Justice Brett Kavanaugh pushed back on this reading of the 21st Amendment, the relevant provision of which says "the transportation or importation into any State…for delivery or use therein of intoxicating liquors, in violation of the laws thereof, is hereby prohibited." On its face, Tennessee's 12-year residency requirement for retailers has nothing to do with importing prohibited liquor into the state. "When you say 'virtually complete authority,'" Kavanaugh said, "the text of the 21st Amendment does not support that, as I read it….It's talking about the transportation or importation into any state. And why isn't that most naturally read to allow states to remain dry and, therefore, ban transportation or importation, but not to otherwise impose discriminatory or…protectionist regulations?"

Justice Samuel Alito was similarly skeptical. "The 21st Amendment is about the transportation or importation of alcohol into a state," he told Dvoretzky. "How do you get from there to a durational residency requirement that is imposed on the owner of a retail outlet in the state?"

The Supreme Court has already said the 21st Amendment is not a free pass for alcohol-related protectionism. In Bacchus v. Dias (1984), the Court rejected an excise tax exemption designed to favor local distillers in Hawaii over out-of-state competitors, and in Granholm v. Heald (2005) it said Michigan and New York could not constitutionally prohibit out-of-state wineries from shipping their products directly to consumers while allowing in-state wineries to do so.

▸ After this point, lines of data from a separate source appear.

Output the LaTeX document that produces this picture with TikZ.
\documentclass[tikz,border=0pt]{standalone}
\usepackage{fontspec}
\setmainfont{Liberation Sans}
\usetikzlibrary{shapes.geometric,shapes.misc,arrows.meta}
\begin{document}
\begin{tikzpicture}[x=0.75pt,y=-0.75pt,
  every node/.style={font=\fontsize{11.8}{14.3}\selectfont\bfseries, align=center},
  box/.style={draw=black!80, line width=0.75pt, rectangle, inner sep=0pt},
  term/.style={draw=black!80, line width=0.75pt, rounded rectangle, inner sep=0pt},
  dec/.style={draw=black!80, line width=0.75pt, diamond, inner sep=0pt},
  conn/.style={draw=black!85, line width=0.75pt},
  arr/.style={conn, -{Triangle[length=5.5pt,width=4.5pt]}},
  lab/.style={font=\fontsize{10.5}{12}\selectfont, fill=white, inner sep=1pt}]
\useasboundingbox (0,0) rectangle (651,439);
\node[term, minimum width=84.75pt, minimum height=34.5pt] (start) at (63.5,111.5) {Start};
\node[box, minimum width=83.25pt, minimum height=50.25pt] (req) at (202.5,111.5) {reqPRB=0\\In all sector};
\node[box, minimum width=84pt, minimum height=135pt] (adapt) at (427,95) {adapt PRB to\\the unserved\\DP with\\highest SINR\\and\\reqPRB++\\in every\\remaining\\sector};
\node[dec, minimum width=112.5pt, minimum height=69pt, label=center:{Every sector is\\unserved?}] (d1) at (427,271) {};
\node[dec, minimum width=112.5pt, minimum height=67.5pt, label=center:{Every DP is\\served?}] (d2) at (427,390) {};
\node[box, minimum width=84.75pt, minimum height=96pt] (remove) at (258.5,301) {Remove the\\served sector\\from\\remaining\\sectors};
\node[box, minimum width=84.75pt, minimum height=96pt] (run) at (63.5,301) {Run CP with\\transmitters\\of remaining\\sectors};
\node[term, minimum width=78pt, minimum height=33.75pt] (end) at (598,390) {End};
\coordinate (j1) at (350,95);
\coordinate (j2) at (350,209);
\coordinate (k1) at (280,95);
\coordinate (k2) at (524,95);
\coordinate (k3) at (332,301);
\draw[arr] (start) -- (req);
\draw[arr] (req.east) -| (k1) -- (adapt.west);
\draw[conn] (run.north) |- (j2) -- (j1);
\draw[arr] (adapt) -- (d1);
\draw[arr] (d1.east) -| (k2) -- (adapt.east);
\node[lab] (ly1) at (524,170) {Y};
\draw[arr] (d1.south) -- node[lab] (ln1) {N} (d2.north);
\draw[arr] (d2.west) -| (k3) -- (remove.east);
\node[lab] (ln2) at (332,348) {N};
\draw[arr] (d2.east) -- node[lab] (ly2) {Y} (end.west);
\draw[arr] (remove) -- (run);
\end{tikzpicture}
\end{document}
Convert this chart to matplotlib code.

The TWRSA wants the justices to read those precedents as applying only to discrimination against manufacturers.

"I know you want to limit it to producers," Justice Sonia Sotomayor said to Dvoretzky, "but that's not the way that Granholm talked about…this issue." She also noted that if the Commerce Clause has no relevance in cases involving state alcohol regulation, as Dvoretzky maintained, Bacchus and Granholm must have been wrongly decided.

Justice Samuel Alito asked Dvoretzky to imagine "a grandfathers clause" that says "you can't get a liquor license in Tennessee unless your grandparents were Tennessee residents." Dvoretzky said that would also be constitutional, because alcohol regulations are not subject to Commerce Clause scrutiny, a position that is inconsistent with what the Court held in Bacchus and Granholm.

Phillips, the lawyer representing the respondents, urged the justices to follow through on the logic of those precedents. "There is no rational basis for the two-year ban that they've put in place here," he said. "The Tennessee attorney general himself has twice looked at this ban and said it doesn't remotely serve any purpose that's designed under the 21st Amendment when we're dealing with alcohol or public safety or public health or anything else. It's only designed to exclude us."

That argument seemed to resonate with several justices, but there was also concern that overturning Tennessee's rule would invite challenges to other longstanding aspects of state alcohol regulation, including the "three-tier system" of segregated producers, wholesalers, and retailers. The Court has repeatedly said that system is within the authority granted by the 21st Amendment, even though it discriminates against out-of-state businesses in some ways.

Justice Neil Gorsuch suggested that an "Amazon of alcohol" could argue that states violate the Commerce Clause when they stop online retailers from selling beer, wine, and liquor directly to consumers. Phillips said his clients have no interest in challenging the three-tier system, but that did not really answer the question of whether the principle on which they are relying implies that courts should overturn other stupid, anti-competitive restrictions on the distribution of alcoholic beverages. Would that be such a bad thing?